Thom Barthelmess About Thom Barthelmess

Thom Barthelmess is Youth Services Manager for the Whatcom County Library System in northwest Washington State.



  1. Wow, this is an absolutely splendid and exhaustive review Thom! Like you I absolutely adore this book, and applaud you for being the very first writer to mention this as a possible Caldecott contender. I feel in love with the book immediately after buying it in Manhattan’s Book of Wonders two months ago after seeing dozens of copies of it in a creative and elaborate window display. My favorite spread is the double pager where he encircles the town hugging everyone and everything -a real tour de force of illustrative effervescence. But yes, Campbell’s talent is subtle, and his simple strokes in creating faces contributes to the warmth and appeal of this fabulously lid-friendly book. My own first-graders fell in love with it, and often ask me to read it again. This was rather a brilliant idea I must say, and in pink it is warm and eye-catching. Love to hear you have a sensory regard for paper in these books -so do I- and like you issue kudos for the pacing, composition, irony and irreverence. A real winner, and one well deserving of serious scrutiny. Again, just a marvelous review!

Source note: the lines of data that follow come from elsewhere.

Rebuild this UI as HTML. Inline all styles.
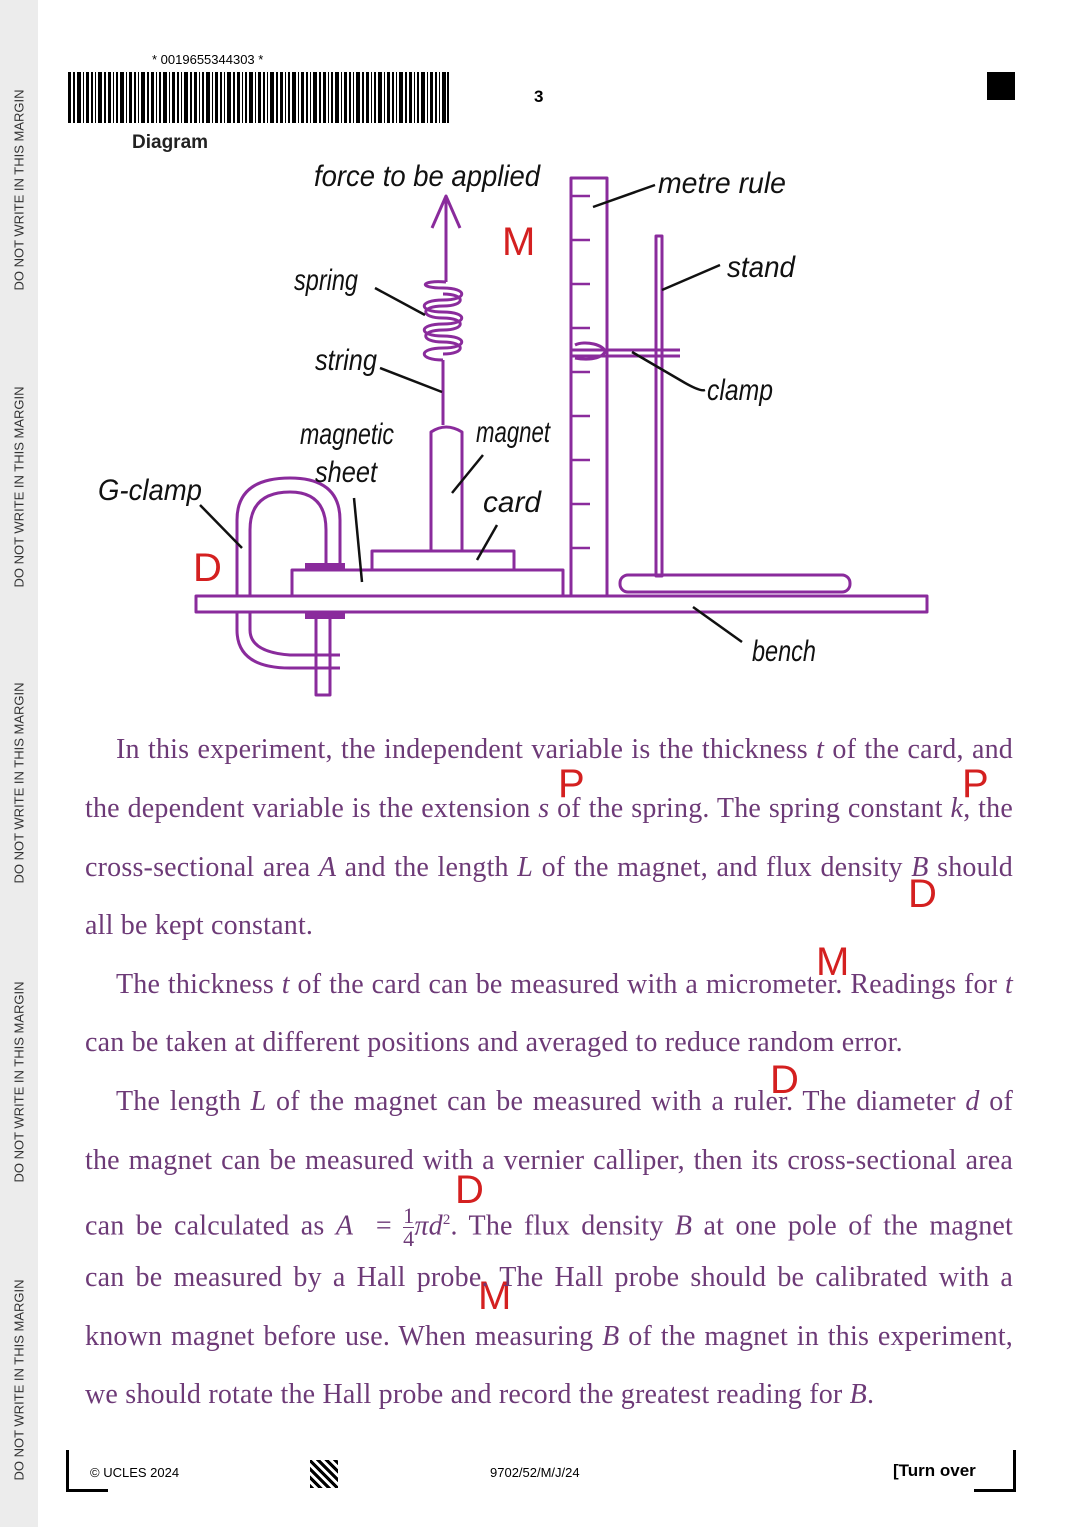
<!DOCTYPE html>
<html><head><meta charset="utf-8"><style>
body{margin:0;width:1080px;height:1527px;position:relative;background:#fff;overflow:hidden;font-family:"Liberation Sans",sans-serif}
.margin{position:absolute;left:0;top:0;width:38px;height:1527px;background:#ececec}
.mt{position:absolute;left:19px;transform:translate(-50%,-50%) rotate(-90deg);font-size:13px;color:#333;white-space:nowrap}
.ln{position:absolute;left:85px;width:928px;font-family:"Liberation Serif",serif;font-size:28px;letter-spacing:0.2px;color:#6d3a77;text-align:justify;text-align-last:justify;white-space:nowrap;line-height:32px}
.ln.l{text-align-last:left}
i{font-style:italic}
.red{position:absolute;color:#d42020;font-family:"Liberation Sans",sans-serif;font-size:40px;font-weight:300}
</style></head><body>
<div class="margin"></div>
<div class="mt" style="top:190px">DO NOT WRITE IN THIS MARGIN</div>
<div class="mt" style="top:487px">DO NOT WRITE IN THIS MARGIN</div>
<div class="mt" style="top:783px">DO NOT WRITE IN THIS MARGIN</div>
<div class="mt" style="top:1082px">DO NOT WRITE IN THIS MARGIN</div>
<div class="mt" style="top:1380px">DO NOT WRITE IN THIS MARGIN</div>

<div style="position:absolute;left:152px;top:52px;font-size:13px">* 0019655344303 *</div>
<svg style="position:absolute;left:68px;top:72px" width="381" height="51">
<g fill="#000">
<rect x="0" width="3" height="51"/><rect x="5" width="2" height="51"/><rect x="9" width="4" height="51"/><rect x="15" width="1" height="51"/><rect x="18" width="3" height="51"/><rect x="23" width="2" height="51"/><rect x="27" width="1" height="51"/><rect x="30" width="4" height="51"/><rect x="36" width="2" height="51"/><rect x="40" width="3" height="51"/><rect x="45" width="1" height="51"/><rect x="48" width="2" height="51"/><rect x="52" width="4" height="51"/><rect x="58" width="1" height="51"/><rect x="61" width="3" height="51"/><rect x="66" width="2" height="51"/><rect x="70" width="1" height="51"/><rect x="73" width="4" height="51"/><rect x="79" width="2" height="51"/><rect x="83" width="3" height="51"/><rect x="88" width="1" height="51"/><rect x="91" width="2" height="51"/><rect x="95" width="4" height="51"/><rect x="101" width="1" height="51"/><rect x="104" width="3" height="51"/><rect x="109" width="2" height="51"/><rect x="113" width="1" height="51"/><rect x="116" width="4" height="51"/><rect x="122" width="2" height="51"/><rect x="126" width="3" height="51"/><rect x="131" width="1" height="51"/><rect x="134" width="2" height="51"/><rect x="138" width="4" height="51"/><rect x="144" width="1" height="51"/><rect x="147" width="3" height="51"/><rect x="152" width="2" height="51"/><rect x="156" width="1" height="51"/><rect x="159" width="4" height="51"/><rect x="165" width="2" height="51"/><rect x="169" width="3" height="51"/><rect x="174" width="1" height="51"/><rect x="177" width="2" height="51"/><rect x="181" width="4" height="51"/><rect x="187" width="1" height="51"/><rect x="190" width="3" height="51"/><rect x="195" width="2" height="51"/><rect x="199" width="1" height="51"/><rect x="202" width="4" height="51"/><rect x="208" width="2" height="51"/><rect x="212" width="3" height="51"/><rect x="217" width="1" height="51"/><rect x="220" width="2" height="51"/><rect x="224" width="4" height="51"/><rect x="230" width="1" height="51"/><rect x="233" width="3" height="51"/><rect x="238" width="2" height="51"/><rect x="242" width="1" height="51"/><rect x="245" width="4" height="51"/><rect x="251" width="2" height="51"/><rect x="255" width="3" height="51"/><rect x="260" width="1" height="51"/><rect x="263" width="2" height="51"/><rect x="267" width="4" height="51"/><rect x="273" width="1" height="51"/><rect x="276" width="3" height="51"/><rect x="281" width="2" height="51"/><rect x="285" width="1" height="51"/><rect x="288" width="4" height="51"/><rect x="294" width="2" height="51"/><rect x="298" width="3" height="51"/><rect x="303" width="1" height="51"/><rect x="306" width="2" height="51"/><rect x="310" width="4" height="51"/><rect x="316" width="1" height="51"/><rect x="319" width="3" height="51"/><rect x="324" width="2" height="51"/><rect x="328" width="1" height="51"/><rect x="331" width="4" height="51"/><rect x="337" width="2" height="51"/><rect x="341" width="3" height="51"/><rect x="346" width="1" height="51"/><rect x="349" width="2" height="51"/><rect x="353" width="4" height="51"/><rect x="359" width="1" height="51"/><rect x="362" width="3" height="51"/><rect x="367" width="2" height="51"/><rect x="371" width="1" height="51"/><rect x="374" width="4" height="51"/><rect x="379" width="2" height="51"/>
</g></svg>
<div style="position:absolute;left:534px;top:87px;font-size:17px;font-weight:bold">3</div>
<div style="position:absolute;left:987px;top:72px;width:28px;height:28px;background:#000"></div>
<div style="position:absolute;left:132px;top:132px;font-size:19px;font-weight:bold;color:#222">Diagram</div>

<svg style="position:absolute;left:0;top:0" width="1080" height="720">
<g fill="none" stroke="#8a2b9c" stroke-width="3" stroke-linejoin="round">
<rect x="196" y="596" width="731" height="16"/>
<rect x="292" y="570" width="271" height="26"/>
<rect x="372" y="551" width="142" height="19"/>
<path d="M431 551 V432 Q446 422 462 432 V551"/>
<line x1="443" y1="425" x2="443" y2="360"/>
<path d="M443 360 C418 360 418 348 443 348 C468 348 468 336 443 336 C418 336 418 324 443 324 C468 324 468 312 443 312 C418 312 418 300 443 300 C468 300 468 288 443 288 C418 288 420 280 446 282"/>
<path d="M443 354 C466 354 466 342 443 342 C420 342 420 330 443 330 C466 330 466 318 443 318 C420 318 420 306 443 306 C466 306 466 294 443 294"/>
<line x1="446" y1="282" x2="446" y2="198"/>
<path d="M432 228 L446 196 L460 228"/>
<rect x="571" y="178" width="36" height="418"/>
<g stroke-width="2.5">
<line x1="571" y1="196" x2="590" y2="196"/><line x1="571" y1="240" x2="590" y2="240"/><line x1="571" y1="284" x2="590" y2="284"/><line x1="571" y1="328" x2="590" y2="328"/><line x1="571" y1="372" x2="590" y2="372"/><line x1="571" y1="416" x2="590" y2="416"/><line x1="571" y1="460" x2="590" y2="460"/><line x1="571" y1="504" x2="590" y2="504"/><line x1="571" y1="548" x2="590" y2="548"/>
</g>
<rect x="656" y="236" width="6" height="340"/>
<rect x="620" y="575" width="230" height="17" rx="8"/>
<path d="M572 350 L680 350 M572 356 L680 356"/>
<path d="M575 345 C585 340 605 345 605 352 C600 360 585 360 575 358"/>
<path d="M237 596 V520 Q237 478 290 478 Q340 478 340 520 V563"/>
<path d="M250 596 V530 Q250 492 290 492 Q326 492 326 530 V563"/>
<path d="M237 612 V630 Q237 668 290 668 L340 668"/>
<path d="M250 612 V630 Q250 652 290 655 L340 655"/>
<rect x="316" y="612" width="14" height="83"/>
</g>
<rect x="305" y="563" width="40" height="7" fill="#8a2b9c"/>
<rect x="305" y="612" width="40" height="7" fill="#8a2b9c"/>
<g stroke="#111" stroke-width="2.5" fill="none">
<line x1="593" y1="207" x2="655" y2="185"/>
<line x1="662" y1="290" x2="720" y2="265"/>
<path d="M632 352 L680 380 Q700 392 705 390"/>
<line x1="375" y1="288" x2="425" y2="315"/>
<line x1="380" y1="368" x2="442" y2="392"/>
<line x1="452" y1="493" x2="483" y2="455"/>
<line x1="477" y1="560" x2="497" y2="525"/>
<line x1="354" y1="498" x2="362" y2="582"/>
<line x1="200" y1="505" x2="242" y2="548"/>
<line x1="693" y1="607" x2="742" y2="642"/>
</g>
<g font-family="'Liberation Sans',sans-serif" font-style="italic" fill="#111" font-size="30" lengthAdjust="spacingAndGlyphs">
<text x="314" y="186" textLength="226" lengthAdjust="spacingAndGlyphs">force to be applied</text>
<text x="658" y="193" textLength="128" lengthAdjust="spacingAndGlyphs">metre rule</text>
<text x="727" y="277" textLength="68" lengthAdjust="spacingAndGlyphs">stand</text>
<text x="707" y="400" textLength="66" lengthAdjust="spacingAndGlyphs">clamp</text>
<text x="294" y="290" textLength="64" lengthAdjust="spacingAndGlyphs">spring</text>
<text x="315" y="370" textLength="62" lengthAdjust="spacingAndGlyphs">string</text>
<text x="300" y="444" textLength="94" lengthAdjust="spacingAndGlyphs">magnetic</text>
<text x="315" y="482" textLength="62" lengthAdjust="spacingAndGlyphs">sheet</text>
<text x="476" y="442" textLength="74" lengthAdjust="spacingAndGlyphs">magnet</text>
<text x="483" y="512" textLength="58" lengthAdjust="spacingAndGlyphs">card</text>
<text x="98" y="500" textLength="104" lengthAdjust="spacingAndGlyphs">G-clamp</text>
<text x="752" y="661" textLength="64" lengthAdjust="spacingAndGlyphs">bench</text>
</g>
</svg>

<div class="red" style="left:502px;top:220px">M</div>
<div class="red" style="left:193px;top:546px">D</div>
<div class="red" style="left:558px;top:762px">P</div>
<div class="red" style="left:962px;top:762px">P</div>
<div class="red" style="left:908px;top:872px">D</div>
<div class="red" style="left:816px;top:940px">M</div>
<div class="red" style="left:770px;top:1058px">D</div>
<div class="red" style="left:455px;top:1168px">D</div>
<div class="red" style="left:478px;top:1274px">M</div>

<div class="ln" style="top:734px;left:116px;width:897px">In this experiment, the independent variable is the thickness <i>t</i> of the card, and</div>
<div class="ln" style="top:793px">the dependent variable is the extension <i>s</i> of the spring. The spring constant <i>k</i>, the</div>
<div class="ln" style="top:852px">cross-sectional area <i>A</i> and the length <i>L</i> of the magnet, and flux density <i>B</i> should</div>
<div class="ln l" style="top:910px">all be kept constant.</div>
<div class="ln" style="top:969px;left:116px;width:897px">The thickness <i>t</i> of the card can be measured with a micrometer. Readings for <i>t</i></div>
<div class="ln l" style="top:1027px">can be taken at different positions and averaged to reduce random error.</div>
<div class="ln" style="top:1086px;left:116px;width:897px">The length <i>L</i> of the magnet can be measured with a ruler. The diameter <i>d</i> of</div>
<div class="ln" style="top:1145px">the magnet can be measured with a vernier calliper, then its cross-sectional area</div>
<div class="ln" style="top:1204px">can be calculated as <i>A</i> &nbsp;= <span style="display:inline-block;vertical-align:middle;text-align:center;font-size:22px;line-height:22px">1<br><span style="border-top:1px solid #6d3a77;display:block">4</span></span><i>πd</i><sup style="font-size:15px">2</sup>. The flux density <i>B</i> at one pole of the magnet</div>
<div class="ln" style="top:1262px">can be measured by a Hall probe. The Hall probe should be calibrated with a</div>
<div class="ln" style="top:1321px">known magnet before use. When measuring <i>B</i> of the magnet in this experiment,</div>
<div class="ln l" style="top:1379px">we should rotate the Hall probe and record the greatest reading for <i>B</i>.</div>

<div style="position:absolute;left:66px;top:1450px;width:3px;height:42px;background:#000"></div>
<div style="position:absolute;left:66px;top:1489px;width:42px;height:3px;background:#000"></div>
<div style="position:absolute;left:1013px;top:1450px;width:3px;height:42px;background:#000"></div>
<div style="position:absolute;left:974px;top:1489px;width:42px;height:3px;background:#000"></div>
<div style="position:absolute;left:90px;top:1465px;font-size:13px">© UCLES 2024</div>
<div style="position:absolute;left:310px;top:1460px;width:28px;height:28px;background:repeating-linear-gradient(45deg,#000 0 3px,#fff 3px 6px)"></div>
<div style="position:absolute;left:490px;top:1465px;font-size:13px">9702/52/M/J/24</div>
<div style="position:absolute;left:893px;top:1461px;font-size:17px;font-weight:bold">[Turn over</div>
</body></html>
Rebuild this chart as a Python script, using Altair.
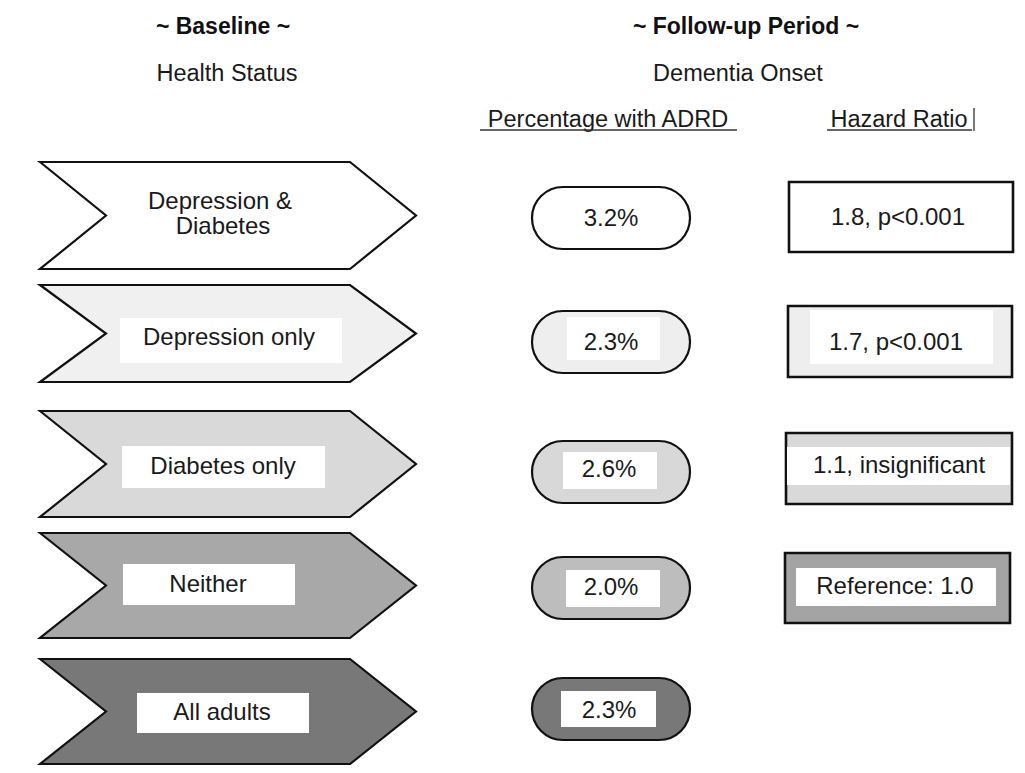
import altair as alt
import pandas as pd

# ---------------- data ----------------
groups = ["Depression & Diabetes", "Depression only", "Diabetes only", "Neither", "All adults"]
group_lines = [["Depression &", "Diabetes"], ["Depression only"], ["Diabetes only"], ["Neither"], ["All adults"]]
pct_values = [3.2, 2.3, 2.6, 2.0, 2.3]
hr_labels = ["1.8, p<0.001", "1.7, p<0.001", "1.1, insignificant", "Reference: 1.0"]

# ---------------- layout (reference pixel space) ----------------
X0, X1 = 8, 1017
Y0, Y1 = 8, 765
W, H = X1 - X0, Y1 - Y0
FONT = "Liberation Sans"

shade_chev = ["#ffffff", "#f0f0f0", "#d9d9d9", "#a8a8a8", "#787878"]
shade_pill = ["#ffffff", "#eeeeee", "#d8d8d8", "#bdbdbd", "#787878"]
shade_box = ["#ffffff", "#eeeeee", "#d9d9d9", "#a4a4a4"]

chev_rows = [(162, 269), (285, 382), (411, 517), (533, 638), (659, 764)]
chev_x = (40, 106, 350, 416)  # left, notch, body end, tip
chev_label_xy = [(220, 214), (229, 338), (223, 467), (208, 585), (222, 713)]
chev_label_box = [None, (120, 342, 318, 363), (122, 325, 446, 488), (123, 295, 564, 605), (137, 309, 693, 733)]

pill_x = (532, 690)
pill_rows = [(187, 249), (311, 373), (441, 503), (557, 619), (678, 740)]
pill_inner = [None, (567, 660, 317, 360), (563, 657, 452, 489), (566, 660, 570, 607), (561, 656, 691, 727)]
pill_text_xy = [(611, 219), (611, 343), (609, 470), (611, 588), (609, 711)]

box_rects = [(789, 1013, 182, 252), (788, 1012, 306, 377), (786, 1012, 433, 504), (785, 1010, 553, 623)]
box_inner = [None, (810, 993, 310, 364), (787, 1010, 447, 485), (796, 996, 568, 606)]
box_text_xy = [(898, 218), (896, 343), (899, 466), (895, 587)]

xs = alt.Scale(domain=[X0, X1], nice=False, zero=False)
ys = alt.Scale(domain=[Y0, Y1], nice=False, zero=False, reverse=True)


def X(f):
    return alt.X(f, type="quantitative", scale=xs, axis=None)


def Y(f):
    return alt.Y(f, type="quantitative", scale=ys, axis=None)


# chevrons (one area layer per group: left edge with notch, right edge with tip)
chevron_layers = []
for i, (t, b) in enumerate(chev_rows):
    m = (t + b) / 2
    l, n, be, tp = chev_x
    df = pd.DataFrame([
        {"row": groups[i], "y": t, "xl": l, "xr": be},
        {"row": groups[i], "y": m, "xl": n, "xr": tp},
        {"row": groups[i], "y": b, "xl": l, "xr": be},
    ])
    chevron_layers.append(
        alt.Chart(df).mark_area(
            orient="horizontal", fill=shade_chev[i], stroke="#111111",
            strokeWidth=2.2, strokeJoin="miter", interpolate="linear",
        ).encode(y=Y("y"), x=X("xl"), x2="xr")
    )

# pills
pills_df = pd.DataFrame([
    {"row": groups[i], "pct": pct_values[i], "x": pill_x[0], "x2": pill_x[1], "y": t, "y2": b, "fill": shade_pill[i]}
    for i, (t, b) in enumerate(pill_rows)
])
pills = alt.Chart(pills_df).mark_rect(cornerRadius=31, stroke="#111111", strokeWidth=2.2).encode(
    x=X("x"), x2="x2", y=Y("y"), y2="y2", fill=alt.Fill("fill:N", scale=None)
)

# hazard ratio boxes
box_df = pd.DataFrame([
    {"row": groups[i], "x": r[0], "x2": r[1], "y": r[2], "y2": r[3], "fill": shade_box[i]}
    for i, r in enumerate(box_rects)
])
boxes = alt.Chart(box_df).mark_rect(stroke="#111111", strokeWidth=2.6).encode(
    x=X("x"), x2="x2", y=Y("y"), y2="y2", fill=alt.Fill("fill:N", scale=None)
)

# white inner label boxes
inner = []
for lst in (chev_label_box, pill_inner, box_inner):
    for r in lst:
        if r is not None:
            inner.append({"x": r[0], "x2": r[1], "y": r[2], "y2": r[3]})
inner_df = pd.DataFrame(inner)
inner_boxes = alt.Chart(inner_df).mark_rect(fill="#ffffff").encode(
    x=X("x"), x2="x2", y=Y("y"), y2="y2"
)

# texts
texts = []
for i, lines in enumerate(group_lines):
    cx, cy = chev_label_xy[i]
    if len(lines) == 2:
        texts.append({"x": cx, "y": cy - 12, "t": lines[0]})
        texts.append({"x": cx + 3, "y": cy + 13, "t": lines[1]})
    else:
        texts.append({"x": cx, "y": cy, "t": lines[0]})
for i, v in enumerate(pct_values):
    texts.append({"x": pill_text_xy[i][0], "y": pill_text_xy[i][1], "t": f"{v:.1f}%"})
for i, s in enumerate(hr_labels):
    texts.append({"x": box_text_xy[i][0], "y": box_text_xy[i][1], "t": s})
texts_df = pd.DataFrame(texts)
labels = alt.Chart(texts_df).mark_text(
    font=FONT, fontSize=24, color="#1a1a1a", align="center", baseline="middle"
).encode(x=X("x"), y=Y("y"), text="t:N")

head_df = pd.DataFrame([
    {"x": 223, "y": 27, "t": "~ Baseline ~"},
    {"x": 746, "y": 27, "t": "~ Follow-up Period ~"},
])
heads = alt.Chart(head_df).mark_text(
    font=FONT, fontSize=23, fontWeight="bold", color="#111111", align="center", baseline="middle"
).encode(x=X("x"), y=Y("y"), text="t:N")

sub_df = pd.DataFrame([
    {"x": 227, "y": 74, "t": "Health Status"},
    {"x": 738, "y": 74, "t": "Dementia Onset"},
    {"x": 608, "y": 120, "t": "Percentage with ADRD"},
    {"x": 899, "y": 120, "t": "Hazard Ratio"},
])
subs = alt.Chart(sub_df).mark_text(
    font=FONT, fontSize=23.5, color="#1a1a1a", align="center", baseline="middle"
).encode(x=X("x"), y=Y("y"), text="t:N")

rule_df = pd.DataFrame([
    {"x": 480, "x2": 737, "y": 130, "y2": 130},
    {"x": 827, "x2": 972, "y": 130, "y2": 130},
    {"x": 974, "x2": 974, "y": 108, "y2": 131},
])
rules = alt.Chart(rule_df).mark_rule(color="#333333", strokeWidth=1.3).encode(
    x=X("x"), x2="x2", y=Y("y"), y2="y2"
)

chart = alt.layer(
    *chevron_layers, pills, boxes, inner_boxes, labels, heads, subs, rules
).properties(
    width=W, height=H, padding=0, autosize=alt.AutoSizeParams(type="none"),
    background="#ffffff",
).configure_view(stroke=None)

chart.save("out.html", embed_options={"renderer": "svg", "actions": False})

  2. Lovely review Rebecca! I added my two cents there in the comment section. 🙂

  3. Sharon Verbeten says:

    LOVE your review, Thom! I have to admit I’m not as enamored with this book as you (maybe I just need a hug!), but, boy howdy, I really love your thorough review.

  4. Robin Smith Robin Smith says:

    Thanks for this fabulous review. You know I have been a long time supporter of this one. Maybe there will be someone on the committee who will be its champion! Fingers crossed.